Dumet's restaurant paintings represent a remarkable series of works. On a table seen from above, dishes and food are not festively set, but rather we see the table after the meal, with visible vestiges. This snapshot, reminiscent of the sculptural works of Swiss artist Daniel Spoerri (b. 1930), is depicted by Dumet through painting and collage. More than just the leftovers, Dumet's depiction captures the situation in which the idea for the picture was born: a meal with friends, connected with memories of cherished people, a beautiful evening and good conversations. She later sticks the restaurant bill onto the picture, the only non-painterly object in these works. Here, Dumet dares to play with capitalism, as the bill will ultimately be settled by the patron who buys the work.

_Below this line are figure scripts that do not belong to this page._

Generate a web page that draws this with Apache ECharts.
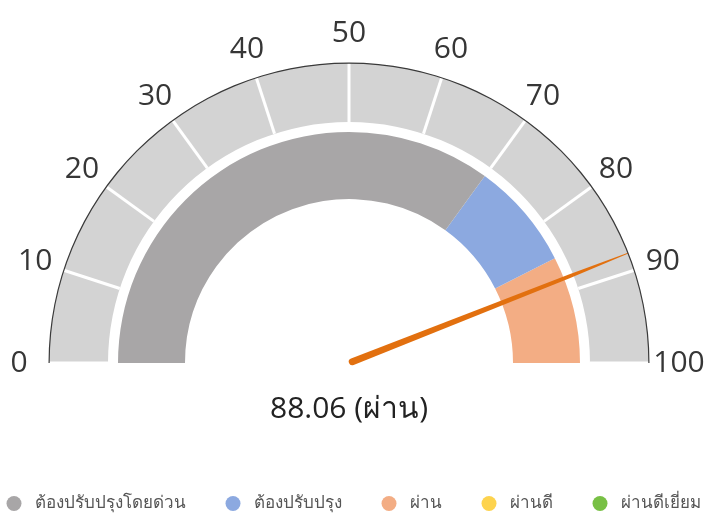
<!DOCTYPE html>
<html>
<head>
<meta charset="utf-8">
<script src="https://cdn.jsdelivr.net/npm/echarts@6/dist/echarts.min.js"></script>
<style>
  html, body { margin: 0; padding: 0; background: #fff; }
  #chart { width: 707px; height: 527px; }
</style>
</head>
<body>
<div id="chart"></div>
<script>
// ---- data ----
const categoryNames = ['ต้องปรับปรุงโดยด่วน', 'ต้องปรับปรุง', 'ผ่าน', 'ผ่านดี', 'ผ่านดีเยี่ยม'];
const categoryColors = ['#a8a6a7', '#8ca9e0', '#f3ad84', '#fdd34e', '#78c045'];
const bandLimits = [70, 85, 100];       // upper limits of the visible bands (gray, blue, orange)
const gaugeMin = 0;
const gaugeMax = 100;
const gaugeSplits = 10;
const gaugeValue = 88.06;
const statusLabel = 'ผ่าน';

// ---- chart ----
const chart = echarts.init(document.getElementById('chart'), null, { renderer: 'canvas' });
const center = [349, 363];
const bandStops = bandLimits.map((v, i) => [(v - gaugeMin) / (gaugeMax - gaugeMin), categoryColors[i]]);

const option = {
  animation: false,
  legend: {
    bottom: 10,
    left: 'center',
    icon: 'circle',
    itemWidth: 15,
    itemHeight: 15,
    itemGap: 40,
    data: categoryNames,
    textStyle: { fontSize: 17, color: '#555', padding: [0, 0, 0, 8] }
  },
  series: [
    {
      // inner coloured band
      type: 'gauge', z: 1,
      center: center, radius: 231,
      startAngle: 180, endAngle: 0,
      min: gaugeMin, max: gaugeMax, splitNumber: gaugeSplits,
      axisLine: { lineStyle: { width: 67, color: bandStops } },
      splitLine: { show: false }, axisTick: { show: false }, axisLabel: { show: false },
      pointer: { show: false }, anchor: { show: false }, title: { show: false }, detail: { show: false },
      data: [{ value: gaugeValue }]
    },
    {
      // outer segmented ring with labels, pointer and value
      type: 'gauge', z: 2,
      center: center, radius: 300,
      startAngle: 180, endAngle: 0,
      min: gaugeMin, max: gaugeMax, splitNumber: gaugeSplits,
      axisLine: { lineStyle: { width: 59, color: [[1, '#d3d3d3']] } },
      splitLine: { show: true, distance: -59, length: 59, lineStyle: { color: '#ffffff', width: 3 } },
      axisTick: { show: false },
      axisLabel: {
        show: true, distance: -30, rotate: 0.0001,
        fontSize: 30, color: '#363636', fontFamily: 'Open Sans'
      },
      pointer: {
        show: true,
        icon: 'path://M43,0 L57,0 L77,210 L100,988 A50,12 0 0 1 0,988 L23,210 Z',
        length: '100%', width: 7,
        itemStyle: { color: '#e2700f' }
      },
      anchor: { show: false },
      title: { show: false },
      detail: {
        show: true, offsetCenter: [0, 46],
        fontSize: 30, color: '#222', fontFamily: 'Open Sans', fontWeight: 'normal',
        formatter: function (v) { return v.toFixed(2) + ' (' + statusLabel + ')'; }
      },
      data: [{ value: gaugeValue }]
    },
    {
      // thin outline arc
      type: 'gauge', z: 3,
      center: center, radius: 300.5,
      startAngle: 180, endAngle: 0,
      min: gaugeMin, max: gaugeMax,
      axisLine: { lineStyle: { width: 1.2, color: [[1, '#3a3a3a']] } },
      splitLine: { show: false }, axisTick: { show: false }, axisLabel: { show: false },
      pointer: { show: false }, anchor: { show: false }, title: { show: false }, detail: { show: false },
      data: [{ value: gaugeValue }]
    },
    {
      // legend carrier (no visible marks)
      type: 'pie', radius: [0, 0], center: [-100, -100], silent: true,
      label: { show: false }, labelLine: { show: false },
      data: categoryNames.map((n, i) => ({ name: n, value: 1, itemStyle: { color: categoryColors[i] } }))
    }
  ]
};
chart.setOption(option);
</script>
</body>
</html>
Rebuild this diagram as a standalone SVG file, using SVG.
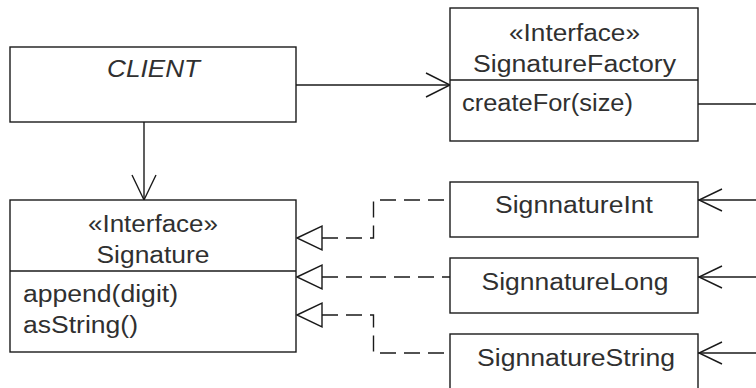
<svg xmlns="http://www.w3.org/2000/svg" width="756" height="388" viewBox="0 0 756 388">
  <style>
    .box { fill: #ffffff; stroke: #1a1a1a; stroke-width: 1.4; }
    .div { stroke: #1a1a1a; stroke-width: 1.4; fill: none; }
    .t { font-family: "Liberation Sans", Arial, sans-serif; font-size: 23px; fill: #303030; }
    .c { text-anchor: middle; }
    .edge { stroke: #1a1a1a; stroke-width: 1.4; fill: none; }
    .dash { stroke-dasharray: 16 8; }
    .tri { fill: #ffffff; stroke: #1a1a1a; stroke-width: 1.4; stroke-linejoin: miter; }
  </style>
  <rect width="756" height="388" fill="#ffffff"/>

  <!-- connectors -->
  <g id="connectors">
    <!-- CLIENT uses the factory -->
    <path class="edge" d="M296 85 H450"/>
    <path class="edge" d="M426 73 L450 85 L426 97"/>
    <!-- CLIENT uses Signature -->
    <path class="edge" d="M144 122 V200"/>
    <path class="edge" d="M132 175 L144 200 L156 175"/>
    <!-- factory creates the implementations (runs off the right edge) -->
    <path class="edge" d="M698 104 H756"/>
    <path class="edge" d="M756 200 H698"/>
    <path class="edge" d="M722 189 L699 200 L722 211"/>
    <path class="edge" d="M756 277 H698"/>
    <path class="edge" d="M722 266 L699 277 L722 288"/>
    <path class="edge" d="M756 353 H698"/>
    <path class="edge" d="M722 342 L699 353 L722 364"/>
    <!-- realizations of Signature -->
    <path class="edge dash" d="M322 238 H373.5 V200 H450"/>
    <path class="edge dash" d="M322 277 H450"/>
    <path class="edge dash" d="M322 315 H373.5 V353 H450"/>
    <polygon class="tri" points="297,238 322,226 322,250"/>
    <polygon class="tri" points="297,277 322,265 322,289"/>
    <polygon class="tri" points="297,315 322,303 322,327"/>
  </g>

  <g id="client">
    <rect class="box" x="10" y="47" width="286" height="75"/>
    <text class="t c" x="153.5" y="77" font-style="italic" textLength="93" lengthAdjust="spacingAndGlyphs">CLIENT</text>
  </g>

  <g id="signature-factory">
    <rect class="box" x="450" y="8" width="248" height="133"/>
    <line class="div" x1="450" y1="80" x2="698" y2="80"/>
    <text class="t c" x="574.5" y="41" textLength="131" lengthAdjust="spacingAndGlyphs">«Interface»</text>
    <text class="t c" x="574.5" y="72" textLength="203" lengthAdjust="spacingAndGlyphs">SignatureFactory</text>
    <text class="t" x="462" y="111" textLength="171" lengthAdjust="spacingAndGlyphs">createFor(size)</text>
  </g>

  <g id="signature">
    <rect class="box" x="10" y="200" width="286" height="152"/>
    <line class="div" x1="10" y1="271" x2="296" y2="271"/>
    <text class="t c" x="153" y="232" textLength="130" lengthAdjust="spacingAndGlyphs">«Interface»</text>
    <text class="t c" x="153" y="263" textLength="113" lengthAdjust="spacingAndGlyphs">Signature</text>
    <text class="t" x="23" y="302" textLength="155" lengthAdjust="spacingAndGlyphs">append(digit)</text>
    <text class="t" x="23" y="333" textLength="115" lengthAdjust="spacingAndGlyphs">asString()</text>
  </g>

  <g id="signature-int">
    <rect class="box" x="450" y="182" width="248" height="55"/>
    <text class="t c" x="574" y="212.5" textLength="158" lengthAdjust="spacingAndGlyphs">SignnatureInt</text>
  </g>

  <g id="signature-long">
    <rect class="box" x="450" y="258" width="248" height="55"/>
    <text class="t c" x="575" y="290" textLength="187" lengthAdjust="spacingAndGlyphs">SignnatureLong</text>
  </g>

  <g id="signature-string">
    <rect class="box" x="450" y="334" width="248" height="70"/>
    <text class="t c" x="576" y="366" textLength="198" lengthAdjust="spacingAndGlyphs">SignnatureString</text>
  </g>
</svg>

For the artist, extending her painting as an opening to space is tantamount to a window, an opening ‘into another world’. Her play of concealing and revealing is demonstrated in her three-dimensional works by the possibility of opening and closing her paintings, which she conceives as triptychs with hinges, reminiscent of an altarpiece. However, the views are of cupboards as they stand against or hang on walls. Once opened, they reveal their contents: crockery, food, household objects. For Dumet, the view into the painted cupboards is simultaneously a view into an extérieur. In other paintings, she depicts intérieurs, still views of space that captivate the eye, convey moods and challenge the imagination. Here too, through painterly means and with an eye to art history in form and theme, Dumet evokes a timeless vibrancy.
Johanna Dumet was born in 1991 in Guéret, France. She lives and works in Berlin.